From this picture emerges an understanding of Divine revelation of which Sinai is merely the most striking - but by no means the only - instance. Our Rabbis of blessed memory picked up on this is a number of ways. Most centrally, the two most basically opposed theories of revelation in the Tannaitic period - those of Rabbi Akiva and Rabbi Yishma'el - agreed that God's revelation was not only at Sinai. Not only did God speak to Moses from the cloud in the Tent of Meeting; they further concur that the content of this conversation was none other than the mitzvot, the translations of revelation into action (Hagigah 6a-b). Most importantly, while they agree that ‘general principles' were given at Sinai, Rabbi Akiva thinks that details were given both there and in the Tent of Meeting, whereas Rabbi Yishma'el's more radical position is that the revelation at Sinai included only outlines, and that the details were only provided later, over the course of the Jewish peoples' travels towards the land of Israel. According to both opinions (and especially Rabbi Yishma'el's), successive revelations were needed; Sinai itself was insufficient to instruct the Jewish people in the future.

Now I can actually formulate Korah's revolt and the two previous rebellions: the cloud which has guided the Jewish people - the same one that protected us at the Sea of Reeds and spoke to us at Sinai - is for the first time being abandoned. The man who stood in the center of a storm of fire and spoke to God for forty days and nights is being tossed aside as impotent. The experience is not simply one of revolution but of re-defining what it means to be a member of the Jewish people; there will be no future speech, and our own memories, imaginations, and strength will have to carry the day in a Korahian Jewish life.

Korah believes that this cloud is in the past: it cannot return as the manifestation of "the Lord your God who goes with you to do battle for you against your enemies, to bring you victory" (Deut. 20:4).
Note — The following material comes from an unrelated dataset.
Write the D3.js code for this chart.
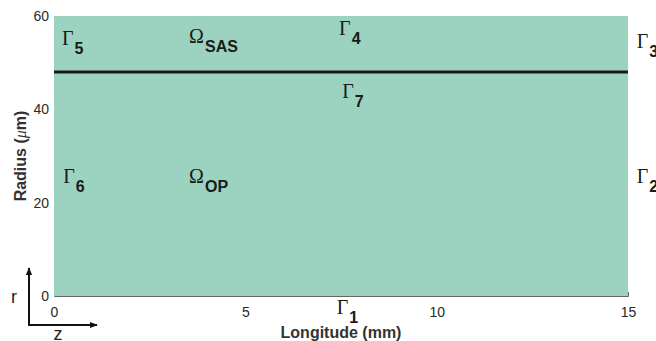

He believes that eternity is grounded in one, single (past) moment at Sinai and not in the ever-repeated experience of eternity attained in intimacy with the Divine. And here is the crucial point - Korah stands with an axe pointed at the umbilical cord of ongoing dialogue connecting the Jewish people to God, seeing it as a confining chain rather than a lifeline. In this light those who plunge deafly ahead, believing that the Jewish peoples' destiny was revealed to Herzl at Albert Dreyfus's trial as secular Zionism, merge with the followers of Rav Shimshon Raphael Hirsch's neo-orthodoxy obsessed with the legally binding revelation that occurred (strictly in the past tense) at Sinai: both demand fealty to a single moment of revelation which they, against the abiding cloud of God's presence, see as sui generis. Against this, Rabbinic Judaism demands that we ourselves hear revelations today, and recognize past revelation as what they are - the words of our teachers, not of our God.

Here is what I am ultimately trying to say here, that it is moments of "presence-with" that equip us with the directions we need to move ourselves forward - these moments must be ours, and they need to be removed; we cannot merely rely on the past. But these moments are themselves incomplete; they point us only one step forward. God's presence will descend only when we stop at the furthest place its last appearance can take us; it will not appear in the same place twice. The original revelation at Sinai provides a basis for our actions and that those actions in turn undergird subsequent aftershocks of revelation. It is this dialectic of doing and learning that Rosenzweig understands and that our Rabbis of blessed memory understood before him in the Mishna. Only in this way can our Revelation at Sinai be eternal and redemptive - when we continue to hear its fresh echoes reverberating anew wherever we pause to hear it.